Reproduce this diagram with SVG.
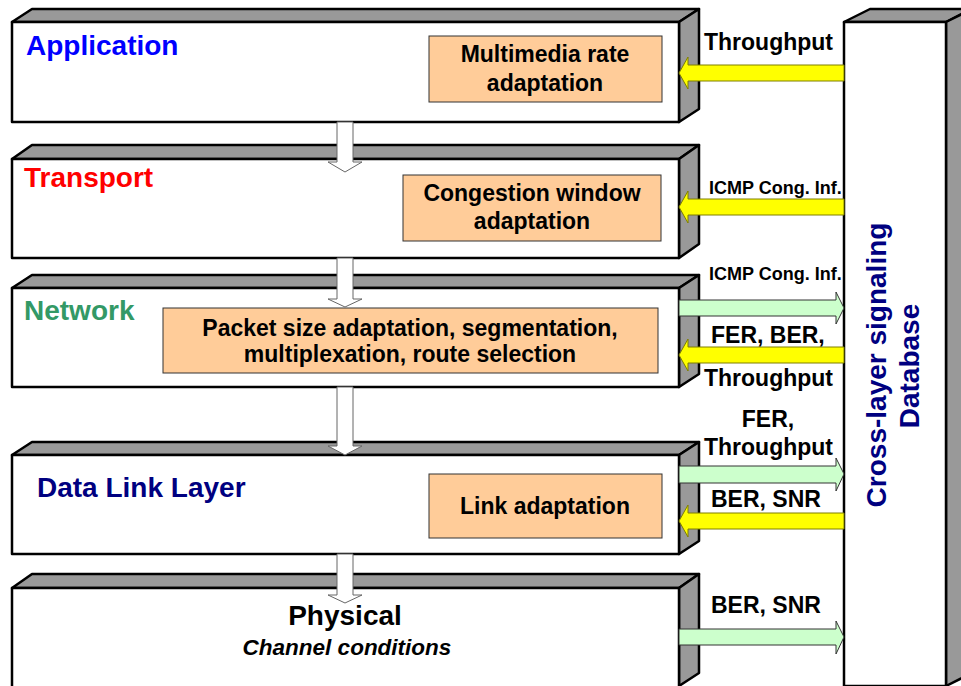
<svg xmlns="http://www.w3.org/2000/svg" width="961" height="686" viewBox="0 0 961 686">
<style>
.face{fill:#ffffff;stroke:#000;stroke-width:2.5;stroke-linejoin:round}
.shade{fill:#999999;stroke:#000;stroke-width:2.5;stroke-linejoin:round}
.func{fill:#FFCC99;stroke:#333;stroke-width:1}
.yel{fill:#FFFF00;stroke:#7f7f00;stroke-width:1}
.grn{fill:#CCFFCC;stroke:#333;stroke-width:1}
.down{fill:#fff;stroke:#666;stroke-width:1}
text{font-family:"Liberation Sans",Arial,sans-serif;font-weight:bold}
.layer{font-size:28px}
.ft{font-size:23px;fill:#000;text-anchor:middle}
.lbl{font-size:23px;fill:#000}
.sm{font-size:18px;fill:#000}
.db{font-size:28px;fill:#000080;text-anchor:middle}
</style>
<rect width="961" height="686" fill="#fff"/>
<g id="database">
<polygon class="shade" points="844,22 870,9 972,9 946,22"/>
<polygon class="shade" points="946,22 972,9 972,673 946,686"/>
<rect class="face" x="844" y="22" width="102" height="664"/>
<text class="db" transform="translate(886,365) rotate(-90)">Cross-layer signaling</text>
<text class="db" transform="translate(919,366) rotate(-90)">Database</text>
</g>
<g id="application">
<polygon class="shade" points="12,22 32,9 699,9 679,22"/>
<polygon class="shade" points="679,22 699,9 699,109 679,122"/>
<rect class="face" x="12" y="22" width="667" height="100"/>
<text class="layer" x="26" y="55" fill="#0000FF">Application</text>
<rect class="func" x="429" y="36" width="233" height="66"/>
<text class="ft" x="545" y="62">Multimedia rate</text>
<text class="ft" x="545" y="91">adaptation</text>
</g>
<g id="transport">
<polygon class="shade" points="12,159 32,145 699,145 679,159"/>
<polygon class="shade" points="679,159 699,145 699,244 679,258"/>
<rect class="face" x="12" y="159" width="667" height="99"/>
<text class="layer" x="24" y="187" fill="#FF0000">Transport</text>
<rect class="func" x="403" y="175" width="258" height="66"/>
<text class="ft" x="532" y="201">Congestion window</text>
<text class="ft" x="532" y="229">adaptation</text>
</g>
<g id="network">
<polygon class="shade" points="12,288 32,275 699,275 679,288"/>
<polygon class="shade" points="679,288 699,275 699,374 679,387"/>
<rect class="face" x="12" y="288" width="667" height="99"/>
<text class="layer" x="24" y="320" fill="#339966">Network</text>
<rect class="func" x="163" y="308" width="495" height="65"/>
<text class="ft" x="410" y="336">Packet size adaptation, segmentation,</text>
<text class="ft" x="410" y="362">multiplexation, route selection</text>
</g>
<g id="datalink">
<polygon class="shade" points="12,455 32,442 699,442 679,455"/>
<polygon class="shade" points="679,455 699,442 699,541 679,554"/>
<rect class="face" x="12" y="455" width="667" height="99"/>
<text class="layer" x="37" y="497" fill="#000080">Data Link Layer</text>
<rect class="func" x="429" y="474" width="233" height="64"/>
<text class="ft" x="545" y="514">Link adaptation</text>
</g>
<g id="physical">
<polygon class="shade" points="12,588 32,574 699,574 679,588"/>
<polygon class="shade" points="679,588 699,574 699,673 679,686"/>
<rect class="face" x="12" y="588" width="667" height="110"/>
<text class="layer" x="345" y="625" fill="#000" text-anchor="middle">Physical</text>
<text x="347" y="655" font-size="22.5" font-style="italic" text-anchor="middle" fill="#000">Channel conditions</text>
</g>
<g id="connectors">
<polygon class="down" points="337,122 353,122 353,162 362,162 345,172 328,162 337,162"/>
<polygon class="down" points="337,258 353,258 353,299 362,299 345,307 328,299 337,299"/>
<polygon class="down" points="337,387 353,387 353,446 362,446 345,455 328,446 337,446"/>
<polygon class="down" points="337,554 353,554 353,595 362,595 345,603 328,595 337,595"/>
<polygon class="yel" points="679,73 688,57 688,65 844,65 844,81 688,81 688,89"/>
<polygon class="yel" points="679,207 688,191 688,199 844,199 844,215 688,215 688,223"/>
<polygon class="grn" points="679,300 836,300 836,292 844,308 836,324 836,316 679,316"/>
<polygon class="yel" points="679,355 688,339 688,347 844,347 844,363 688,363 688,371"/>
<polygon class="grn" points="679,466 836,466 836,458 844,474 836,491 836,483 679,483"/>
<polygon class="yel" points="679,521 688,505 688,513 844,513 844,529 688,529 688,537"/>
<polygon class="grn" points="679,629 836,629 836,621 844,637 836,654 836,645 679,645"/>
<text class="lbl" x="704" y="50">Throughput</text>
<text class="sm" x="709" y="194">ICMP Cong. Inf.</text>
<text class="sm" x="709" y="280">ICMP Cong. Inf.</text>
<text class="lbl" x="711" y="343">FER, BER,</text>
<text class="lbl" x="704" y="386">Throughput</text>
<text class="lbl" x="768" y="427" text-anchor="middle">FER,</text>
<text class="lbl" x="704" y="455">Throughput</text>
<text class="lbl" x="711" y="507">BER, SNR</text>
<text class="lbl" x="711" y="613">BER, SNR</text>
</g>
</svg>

◇ ◇ ◇ ◇ ◇

What to work on: Transcribe the material exactly, and leave out whatever pictures it holds.

Written answer:
Reproduce this diagram with SVG.
<svg xmlns="http://www.w3.org/2000/svg" width="961" height="686" viewBox="0 0 961 686">
<style>
.face{fill:#ffffff;stroke:#000;stroke-width:2.5;stroke-linejoin:round}
.shade{fill:#999999;stroke:#000;stroke-width:2.5;stroke-linejoin:round}
.func{fill:#FFCC99;stroke:#333;stroke-width:1}
.yel{fill:#FFFF00;stroke:#7f7f00;stroke-width:1}
.grn{fill:#CCFFCC;stroke:#333;stroke-width:1}
.down{fill:#fff;stroke:#666;stroke-width:1}
text{font-family:"Liberation Sans",Arial,sans-serif;font-weight:bold}
.layer{font-size:28px}
.ft{font-size:23px;fill:#000;text-anchor:middle}
.lbl{font-size:23px;fill:#000}
.sm{font-size:18px;fill:#000}
.db{font-size:28px;fill:#000080;text-anchor:middle}
</style>
<rect width="961" height="686" fill="#fff"/>
<g id="database">
<polygon class="shade" points="844,22 870,9 972,9 946,22"/>
<polygon class="shade" points="946,22 972,9 972,673 946,686"/>
<rect class="face" x="844" y="22" width="102" height="664"/>
<text class="db" transform="translate(886,365) rotate(-90)">Cross-layer signaling</text>
<text class="db" transform="translate(919,366) rotate(-90)">Database</text>
</g>
<g id="application">
<polygon class="shade" points="12,22 32,9 699,9 679,22"/>
<polygon class="shade" points="679,22 699,9 699,109 679,122"/>
<rect class="face" x="12" y="22" width="667" height="100"/>
<text class="layer" x="26" y="55" fill="#0000FF">Application</text>
<rect class="func" x="429" y="36" width="233" height="66"/>
<text class="ft" x="545" y="62">Multimedia rate</text>
<text class="ft" x="545" y="91">adaptation</text>
</g>
<g id="transport">
<polygon class="shade" points="12,159 32,145 699,145 679,159"/>
<polygon class="shade" points="679,159 699,145 699,244 679,258"/>
<rect class="face" x="12" y="159" width="667" height="99"/>
<text class="layer" x="24" y="187" fill="#FF0000">Transport</text>
<rect class="func" x="403" y="175" width="258" height="66"/>
<text class="ft" x="532" y="201">Congestion window</text>
<text class="ft" x="532" y="229">adaptation</text>
</g>
<g id="network">
<polygon class="shade" points="12,288 32,275 699,275 679,288"/>
<polygon class="shade" points="679,288 699,275 699,374 679,387"/>
<rect class="face" x="12" y="288" width="667" height="99"/>
<text class="layer" x="24" y="320" fill="#339966">Network</text>
<rect class="func" x="163" y="308" width="495" height="65"/>
<text class="ft" x="410" y="336">Packet size adaptation, segmentation,</text>
<text class="ft" x="410" y="362">multiplexation, route selection</text>
</g>
<g id="datalink">
<polygon class="shade" points="12,455 32,442 699,442 679,455"/>
<polygon class="shade" points="679,455 699,442 699,541 679,554"/>
<rect class="face" x="12" y="455" width="667" height="99"/>
<text class="layer" x="37" y="497" fill="#000080">Data Link Layer</text>
<rect class="func" x="429" y="474" width="233" height="64"/>
<text class="ft" x="545" y="514">Link adaptation</text>
</g>
<g id="physical">
<polygon class="shade" points="12,588 32,574 699,574 679,588"/>
<polygon class="shade" points="679,588 699,574 699,673 679,686"/>
<rect class="face" x="12" y="588" width="667" height="110"/>
<text class="layer" x="345" y="625" fill="#000" text-anchor="middle">Physical</text>
<text x="347" y="655" font-size="22.5" font-style="italic" text-anchor="middle" fill="#000">Channel conditions</text>
</g>
<g id="connectors">
<polygon class="down" points="337,122 353,122 353,162 362,162 345,172 328,162 337,162"/>
<polygon class="down" points="337,258 353,258 353,299 362,299 345,307 328,299 337,299"/>
<polygon class="down" points="337,387 353,387 353,446 362,446 345,455 328,446 337,446"/>
<polygon class="down" points="337,554 353,554 353,595 362,595 345,603 328,595 337,595"/>
<polygon class="yel" points="679,73 688,57 688,65 844,65 844,81 688,81 688,89"/>
<polygon class="yel" points="679,207 688,191 688,199 844,199 844,215 688,215 688,223"/>
<polygon class="grn" points="679,300 836,300 836,292 844,308 836,324 836,316 679,316"/>
<polygon class="yel" points="679,355 688,339 688,347 844,347 844,363 688,363 688,371"/>
<polygon class="grn" points="679,466 836,466 836,458 844,474 836,491 836,483 679,483"/>
<polygon class="yel" points="679,521 688,505 688,513 844,513 844,529 688,529 688,537"/>
<polygon class="grn" points="679,629 836,629 836,621 844,637 836,654 836,645 679,645"/>
<text class="lbl" x="704" y="50">Throughput</text>
<text class="sm" x="709" y="194">ICMP Cong. Inf.</text>
<text class="sm" x="709" y="280">ICMP Cong. Inf.</text>
<text class="lbl" x="711" y="343">FER, BER,</text>
<text class="lbl" x="704" y="386">Throughput</text>
<text class="lbl" x="768" y="427" text-anchor="middle">FER,</text>
<text class="lbl" x="704" y="455">Throughput</text>
<text class="lbl" x="711" y="507">BER, SNR</text>
<text class="lbl" x="711" y="613">BER, SNR</text>
</g>
</svg>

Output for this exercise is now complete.